A escravidão no Brasil foi abolida em 1888 pela Lei Áurea, decreto assinado pelas mãos de outra mulher, a Princesa Isabel, filha do imperador Pedro II. No papel, mais de 1,6 milhão de negros foram libertados. Correspondiam à metade da população brasileira à época. Na prática, tiveram poucas chances de ascensão social e ainda hoje formam a grande maioria dos brasileiros abaixo da linha da pobreza. Valderez alforria homens feitos escravos expedindo uma carteira de trabalho provisória, quase sempre o primeiro documento da vida dessas pessoas. Tem esse poder por ser coordenadora na região norte do Grupo de Fiscalização Móvel do Ministério do Trabalho. Quase sempre o primeiro documento da vida desses brasileiros.

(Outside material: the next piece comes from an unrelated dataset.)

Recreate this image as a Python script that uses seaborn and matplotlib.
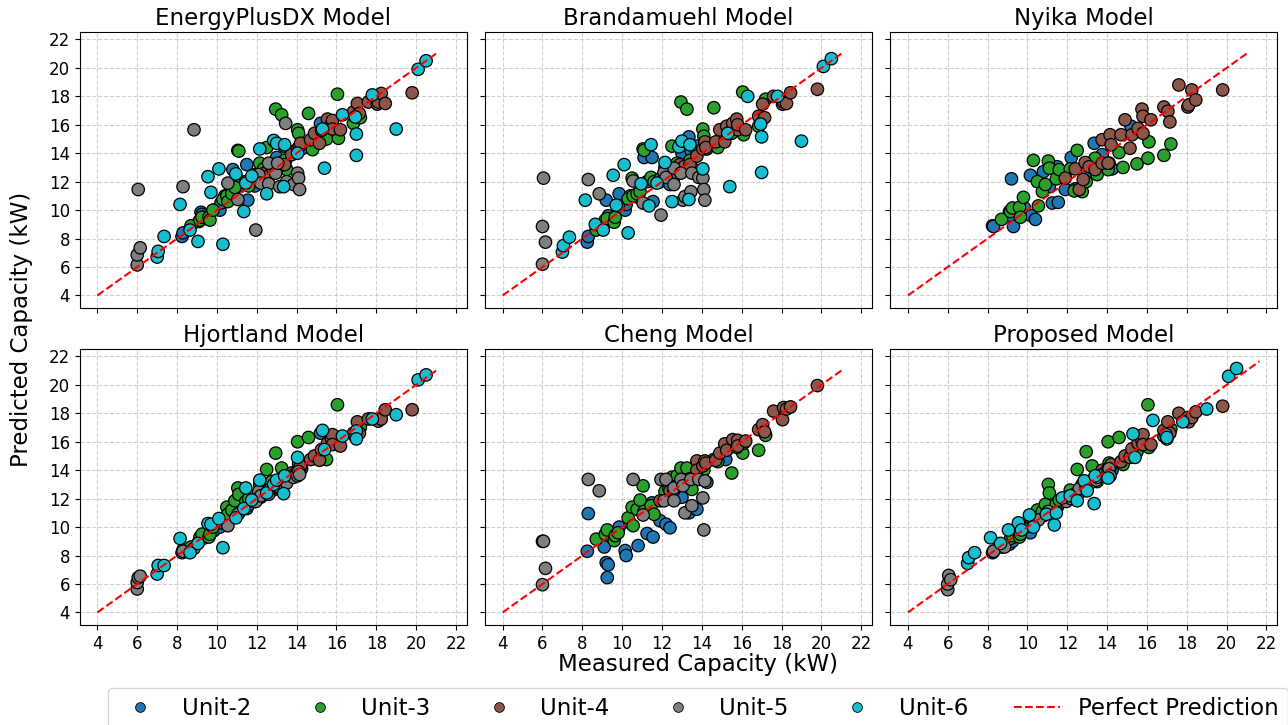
import pandas as pd
import seaborn as sns
import matplotlib.pyplot as plt
from matplotlib.lines import Line2D

# --- Units, colours and panel titles ---
units = ["Unit-2", "Unit-3", "Unit-4", "Unit-5", "Unit-6"]
unit_colors = ["#1f77b4", "#2ca02c", "#8c564b", "#7f7f7f", "#17becf"]
models = ["EnergyPlusDX Model", "Brandamuehl Model", "Nyika Model",
          "Hjortland Model", "Cheng Model", "Proposed Model"]
line_end = [21.0, 21.0, 21.0, 21.0, 21.0, 21.65]
ticks = [4, 6, 8, 10, 12, 14, 16, 18, 20, 22]

# --- Measured capacity (kW) for each unit ---
meas_u2 = [8.25, 8.3, 9.1, 9.2, 9.25, 9.3, 9.85, 10.15, 10.2, 10.4, 10.8, 11.1,
           11.25, 11.5, 11.55, 11.9, 12.2, 12.4, 13.0, 13.35, 13.45, 13.75, 14.25, 15.2]
meas_u3 = [8.7, 9.15, 9.25, 9.6, 9.65, 9.8, 10.3, 10.5, 10.55, 10.75, 10.9, 11.05,
           11.1, 11.45, 11.6, 12.15, 12.35, 12.5, 12.75, 12.95, 13.25, 13.4, 13.5,
           14.05, 14.1, 14.6, 14.8, 15.5, 16.05, 16.1, 16.85, 17.2]
meas_u4 = [11.9, 12.4, 12.6, 12.8, 12.9, 13.1, 13.4, 13.75, 13.75, 14.05, 14.15, 14.2,
           14.7, 14.9, 15.15, 15.25, 15.55, 15.75, 15.8, 15.8, 16.2, 16.85, 17.05,
           17.15, 17.6, 18.05, 18.1, 18.25, 18.45, 19.8]
meas_u5 = [6.0, 6.0, 6.05, 6.15, 8.3, 8.85, 10.55, 11.05, 11.95, 12.1, 12.2, 12.6,
           12.6, 12.95, 13.05, 13.15, 13.45, 13.5, 13.85, 14.05, 14.1, 14.15]
meas_u6 = [7.0, 7.05, 7.35, 8.15, 8.65, 9.05, 9.55, 9.7, 10.1, 10.3, 10.95, 11.35,
           11.45, 11.75, 12.15, 12.5, 12.85, 13.0, 13.35, 13.4, 14.05, 15.3, 15.4,
           16.3, 16.95, 17.0, 17.0, 17.8, 19.0, 20.1, 20.5]

# --- Predicted capacity (kW): EnergyPlusDX ---
eplus_u2 = [8.15, 8.4, 9.2, 9.85, 9.7, 9.5, 10.0, 10.0, 10.5, 11.0, 12.85, 11.7,
            12.0, 13.2, 10.7, 11.7, 12.3, 12.5, 13.7, 14.5, 13.5, 14.0, 14.3, 16.1]
eplus_u3 = [8.9, 9.3, 9.5, 9.5, 9.3, 10.0, 10.75, 11.0, 10.6, 11.15, 11.6, 14.2,
            14.15, 12.0, 11.7, 13.3, 12.9, 14.4, 13.0, 17.1, 16.7, 13.5, 12.85,
            15.65, 15.4, 16.8, 14.25, 15.0, 18.15, 15.05, 16.1, 16.5]
eplus_u4 = [12.5, 12.6, 12.4, 12.9, 13.2, 13.05, 13.2, 14.1, 13.9, 14.3, 14.5, 14.7,
            14.95, 15.4, 14.7, 15.6, 16.4, 16.0, 16.3, 15.7, 15.65, 16.9, 17.5,
            16.8, 17.6, 17.45, 17.6, 18.2, 17.5, 18.25]
eplus_u5 = [6.15, 6.85, 11.45, 7.35, 11.65, 15.65, 11.9, 10.75, 8.6, 12.5, 11.9, 13.3,
            11.85, 12.6, 13.3, 11.65, 16.1, 12.0, 11.8, 12.6, 12.25, 11.45]
eplus_u6 = [6.7, 7.1, 8.15, 10.4, 8.6, 7.8, 12.35, 11.25, 12.9, 7.6, 12.55, 9.9,
            11.9, 12.4, 14.3, 11.15, 14.9, 14.7, 11.65, 14.6, 14.0, 15.7, 12.95,
            16.7, 16.55, 15.35, 13.85, 18.1, 15.7, 19.9, 20.5]

# --- Predicted capacity (kW): Brandamuehl ---
brand_u2 = [7.75, 8.15, 9.0, 10.7, 9.4, 9.6, 11.15, 10.0, 10.4, 11.0, 10.9, 13.7,
            12.0, 13.7, 10.6, 12.0, 12.3, 11.8, 14.0, 15.15, 14.2, 14.5, 14.3, 15.8]
brand_u3 = [8.6, 9.3, 9.4, 9.15, 9.5, 10.3, 10.8, 12.25, 11.0, 11.15, 11.3, 14.3,
            14.2, 12.3, 12.0, 13.0, 12.9, 14.5, 13.3, 17.6, 17.1, 13.5, 13.0,
            15.7, 15.2, 17.2, 14.4, 15.4, 18.3, 15.3, 15.9, 17.8]
brand_u4 = [12.2, 12.5, 12.3, 12.9, 13.2, 13.05, 13.2, 14.1, 13.8, 14.3, 14.8, 14.4,
            14.8, 15.65, 14.8, 15.9, 16.1, 16.4, 15.65, 16.0, 15.65, 16.6, 17.45,
            16.5, 18.0, 17.45, 17.6, 17.5, 18.25, 18.5]
brand_u5 = [6.2, 8.85, 12.25, 7.75, 12.15, 11.15, 12.05, 10.5, 9.65, 12.65, 12.3, 11.8,
            12.95, 12.6, 10.7, 10.95, 11.3, 12.6, 12.3, 12.25, 11.45, 10.7]
brand_u6 = [7.05, 7.5, 8.1, 10.7, 9.0, 8.6, 12.45, 10.35, 13.2, 8.4, 11.85, 10.3,
            14.6, 11.9, 13.35, 10.6, 14.45, 14.85, 10.75, 14.6, 12.9, 15.4, 11.65,
            18.0, 16.05, 15.15, 12.65, 18.0, 14.85, 20.1, 20.65]

# --- Predicted capacity (kW): Nyika (units 2-4 only) ---
nyika_u2 = [8.9, 8.85, 9.9, 12.2, 9.5, 8.85, 10.15, 12.45, 9.6, 9.35, 12.7, 11.65,
            10.5, 13.05, 10.55, 11.45, 13.7, 11.5, 12.5, 14.7, 13.4, 13.9, 12.9, 15.9]
nyika_u3 = [9.35, 9.9, 10.15, 10.2, 9.5, 10.9, 13.5, 12.0, 10.3, 11.3, 11.8, 13.45,
            12.95, 12.2, 12.85, 12.9, 11.35, 14.2, 11.3, 12.0, 13.0, 13.65, 12.5,
            12.85, 13.3, 14.05, 13.0, 13.25, 13.65, 14.8, 13.85, 14.65]
nyika_u4 = [12.25, 12.9, 11.45, 12.15, 13.35, 13.05, 12.85, 14.95, 13.3, 13.3, 15.3,
            14.6, 15.3, 16.35, 14.35, 15.3, 15.75, 17.1, 16.6, 15.4, 16.35, 17.25,
            16.95, 16.2, 18.8, 17.25, 17.4, 18.45, 17.75, 18.45]

# --- Predicted capacity (kW): Hjortland ---
hjort_u2 = [8.2, 8.4, 9.0, 9.2, 9.3, 9.2, 9.75, 10.0, 10.3, 10.4, 10.9, 11.0,
            11.3, 11.3, 11.5, 11.8, 12.1, 12.3, 12.9, 13.2, 13.5, 13.7, 14.1, 16.6]
hjort_u3 = [8.6, 9.3, 9.5, 9.3, 9.5, 10.0, 10.6, 11.4, 10.9, 11.2, 11.85, 12.75,
            12.3, 11.8, 12.0, 13.0, 12.6, 14.05, 13.2, 15.2, 14.15, 13.6, 13.4,
            16.0, 14.5, 16.3, 14.8, 14.75, 18.6, 15.8, 16.5, 17.0]
hjort_u4 = [11.9, 12.3, 12.5, 12.6, 12.8, 13.0, 13.2, 13.8, 13.6, 14.0, 14.1, 14.3,
            14.75, 15.0, 14.7, 15.45, 15.9, 16.2, 16.5, 15.8, 15.7, 16.6, 17.4,
            16.6, 17.6, 17.55, 17.45, 17.6, 18.25, 18.25]
hjort_u5 = [5.65, 6.1, 6.45, 6.55, 8.3, 8.5, 10.1, 10.9, 11.8, 12.5, 12.2, 12.3,
            12.6, 12.9, 13.0, 12.8, 13.3, 13.1, 13.5, 13.6, 13.9, 13.7]
hjort_u6 = [6.7, 7.3, 7.3, 9.2, 8.2, 8.85, 10.25, 10.2, 10.6, 8.55, 10.65, 11.3,
            12.75, 11.9, 13.3, 12.4, 13.0, 13.3, 12.35, 13.6, 14.9, 16.8, 15.45,
            16.4, 16.4, 16.75, 16.2, 17.6, 17.9, 20.35, 20.7]

# --- Predicted capacity (kW): Cheng (no Unit-6) ---
cheng_u2 = [8.3, 10.95, 8.6, 7.5, 6.45, 7.35, 10.0, 8.35, 8.0, 10.3, 8.7, 11.0,
            9.55, 11.7, 9.3, 10.45, 10.2, 9.95, 12.1, 11.0, 12.8, 11.25, 13.15, 14.75]
cheng_u3 = [9.15, 9.5, 9.8, 9.05, 9.4, 9.6, 10.65, 11.4, 10.1, 11.25, 11.9, 12.9,
            11.1, 11.5, 10.9, 12.5, 12.7, 13.5, 13.6, 14.15, 14.15, 13.2, 12.65,
            14.5, 14.0, 14.75, 14.6, 13.8, 15.2, 15.9, 15.4, 16.45]
cheng_u4 = [11.85, 12.55, 12.6, 12.9, 13.0, 13.2, 13.4, 14.65, 14.0, 14.3, 14.65, 14.5,
            14.7, 15.2, 15.85, 15.4, 16.15, 15.6, 16.1, 15.7, 16.05, 16.85, 17.2,
            16.7, 18.15, 17.55, 18.4, 18.3, 18.45, 19.95]
cheng_u5 = [5.95, 9.0, 9.0, 7.1, 13.35, 12.55, 13.35, 10.85, 13.35, 11.85, 13.35, 11.85,
            12.75, 13.35, 12.9, 11.0, 13.35, 11.5, 13.35, 12.05, 9.8, 13.25]

# --- Predicted capacity (kW): Proposed ---
prop_u2 = [8.2, 8.3, 8.8, 9.1, 9.0, 9.3, 9.8, 9.6, 10.3, 10.4, 10.8, 11.2,
           11.3, 11.4, 11.6, 11.9, 12.2, 12.4, 13.0, 13.4, 13.4, 13.8, 14.0, 15.1]
prop_u3 = [8.6, 9.2, 9.4, 9.3, 9.5, 9.9, 10.5, 11.2, 10.7, 11.1, 11.6, 13.0,
           12.4, 11.6, 11.9, 12.6, 12.3, 14.05, 13.0, 15.3, 14.3, 13.5, 13.2,
           16.0, 14.5, 16.3, 14.4, 15.3, 18.6, 15.6, 16.4, 16.9]
prop_u4 = [12.0, 12.3, 12.5, 12.8, 13.0, 13.1, 13.4, 14.0, 13.7, 14.1, 14.2, 14.4,
           14.6, 15.0, 14.9, 15.5, 15.9, 16.1, 16.5, 15.8, 15.8, 16.8, 17.4,
           16.6, 18.0, 17.7, 17.4, 17.7, 18.1, 18.5]
prop_u5 = [5.6, 6.0, 6.6, 6.3, 8.3, 8.6, 10.5, 11.1, 11.8, 12.1, 12.0, 12.4,
           12.7, 12.8, 13.2, 13.1, 13.3, 13.5, 13.7, 13.9, 14.1, 13.6]
prop_u6 = [7.45, 7.85, 8.2, 9.25, 8.85, 9.8, 10.3, 9.8, 10.85, 10.0, 10.9, 10.15,
           11.0, 12.05, 12.2, 11.85, 13.25, 12.55, 11.65, 13.6, 13.45, 16.55, 14.9,
           17.5, 16.5, 16.2, 16.3, 17.4, 18.3, 20.6, 21.15]

measured = dict(zip(units, [meas_u2, meas_u3, meas_u4, meas_u5, meas_u6]))
predicted = {
    "EnergyPlusDX Model": [eplus_u2, eplus_u3, eplus_u4, eplus_u5, eplus_u6],
    "Brandamuehl Model": [brand_u2, brand_u3, brand_u4, brand_u5, brand_u6],
    "Nyika Model": [nyika_u2, nyika_u3, nyika_u4, None, None],
    "Hjortland Model": [hjort_u2, hjort_u3, hjort_u4, hjort_u5, hjort_u6],
    "Cheng Model": [cheng_u2, cheng_u3, cheng_u4, cheng_u5, None],
    "Proposed Model": [prop_u2, prop_u3, prop_u4, prop_u5, prop_u6],
}
palette = dict(zip(units, unit_colors))

# --- Plot ---
fig, axes = plt.subplots(2, 3, figsize=(12.88, 7.25), dpi=100, sharex=True, sharey=True)
fig.subplots_adjust(left=0.062, right=0.9915, top=0.956, bottom=0.138,
                    wspace=0.048, hspace=0.148)

for ax, model, end in zip(axes.flat, models, line_end):
    frames = []
    for unit, pred in zip(units, predicted[model]):
        if pred is None:
            continue
        frames.append(pd.DataFrame({"Measured": measured[unit], "Predicted": pred, "Unit": unit}))
    df = pd.concat(frames, ignore_index=True)

    ax.set_axisbelow(True)
    ax.grid(True, linestyle="--", alpha=0.6)
    sns.scatterplot(data=df, x="Measured", y="Predicted", hue="Unit",
                    palette=palette, s=80, edgecolor="black", linewidth=0.9,
                    legend=False, ax=ax)
    ax.plot([4, end], [4, end], color="red", linestyle="--", linewidth=1.5, zorder=3)

    ax.set_title(model, fontsize=16.5, pad=5)
    ax.set_xlim(3.12, 22.53)
    ax.set_ylim(3.12, 22.53)
    ax.set_xticks(ticks)
    ax.set_yticks(ticks)
    ax.tick_params(labelsize=12)
    ax.set_xlabel("")
    ax.set_ylabel("")

fig.text(0.542, 0.083, "Measured Capacity (kW)", ha="center", va="center", fontsize=16.5)
fig.text(0.017, 0.545, "Predicted Capacity (kW)", ha="center", va="center",
         rotation=90, fontsize=16.5)

handles = [Line2D([], [], marker="o", linestyle="", markersize=7,
                  markerfacecolor=c, markeredgecolor="black", markeredgewidth=0.6)
           for c in unit_colors]
handles.append(Line2D([], [], color="red", linestyle="--", linewidth=1.5))
labels = units + ["Perfect Prediction"]
fig.legend(handles, labels, loc="upper center", bbox_to_anchor=(0.542, 0.0675),
           ncol=6, fontsize=16.5)

fig.savefig("out.png", dpi=100)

Nas cidades de Marabá e Xinguara, no Pará, ela só pisa sob forte proteção. No jargão da Polícia Federal, Valderez tem ''prioridade 1'' quando está na região. Significa que existe um risco real de um atentado contra a vida dela. Os fazendeiros odeiam Valderez e costumam chamá-la de ''truculenta''. Um título que acreana exibe com orgulho e ironia.

''Eles armados até os dentes e falam isso de mim?''

Em Redenção, também no Pará, ela recebeu recado de que o carro da fiscalização seria queimado para servir de exemplo. No meio de uma ação, escoltada pela PF, teve uma mala com as provas contra os fazendeiros roubada de dentro do carro do grupo móvel. Valderez relata as ameaças no mesmo tom manso usado para falar dos quatro filhos (três mulheres e um homem).

O grupo de fiscalização só encerra a ação depois que os patrões assinam as carteiras de trabalho dos agricultores e pagam o que lhes é devido, de acordo com a lei. Alguns recebem até R$ 1.000, em dinheiro. A conversa com os advogados, contadores e representantes dos proprietários que chegam de avião de São Paulo e Goiás são difíceis. O grupo móvel conta principalmente com o flagrante do trabalho escravo e o medo dos fazendeiros para fazê-los pagar logo. ''Temos de ser rápidos na negociação para não perder esse trunfo''.

Jagunços

Certa vez , Valderez passou oito dias com sua equipe dentro de uma fazenda cheia de jagunços para garantir o acordo. Requisitou a casa do vaqueiro e lá se instalou. A equipe dividia-se em turnos para dormir e ninguém dava as costas para as janelas com medo de tiro. Os 300 homens escravizados naquela propriedade receberam seus salários. Resultados como esse conquistaram o respeito da coordenação do grupo móvel em Brasília. No Ministério do Trabalho, ela é considerada a mais experiente libertadora de escravos.

O dinheiro entregue a homens rudes, provoca lágrimas de gratidão. Um sentimento que Valderez dispensa. ''Represento o Estado e faço cumprir a lei. Isso é uma obrigação minha e nunca um favor'', diz.

Esse discurso, ela aprendeu em 1968 e nunca mais esqueceu. Com 24 anos, recém-saída da escola normal, pegava um jipe saia à noite, sem hora para voltar. Ia na direção dos seringais de Guajará-Mirim, onde vivia em Rondônia, participar de aulas radiofônicas para seringueiros patrocinadas pelo Movimento Eclesial de Base da Igreja Católica.

Passou para um concurso do Ministério do Trabalho em Campo Grande em 1980 e começou a fazer faculdade. Oito anos depois, virou auditora fiscal e foi fiscalizar o trabalho infantil em carvoarias e destilarias de álcool. ''Não acredito em analisar papel, fiscalização para valer tem que ir até o local e ver''.

O ministério montou o grupo de fiscalização em 1995 e Valderez fez uma consulta pública para saber quem teria interesse em participar. Valderez e outras três mulheres se ofereceram, sem receber nenhum tostão a mais.

''Encontrei um projeto para o resto dos meus dias'', diz Valderez ao se referir ao grupo móvel. Também foi obrigada a escolher entre a nova função e o casamento de quase 30 anos. Uma opção encarada com certa naturalidade por mulheres de sua geração. ''Ele queria que eu estudasse para depois pregar o diploma na parede''. O casal se separou em 1996.

Em liberdade

Entre 1999 e 2000 foram libertados 1.505 trabalhadores.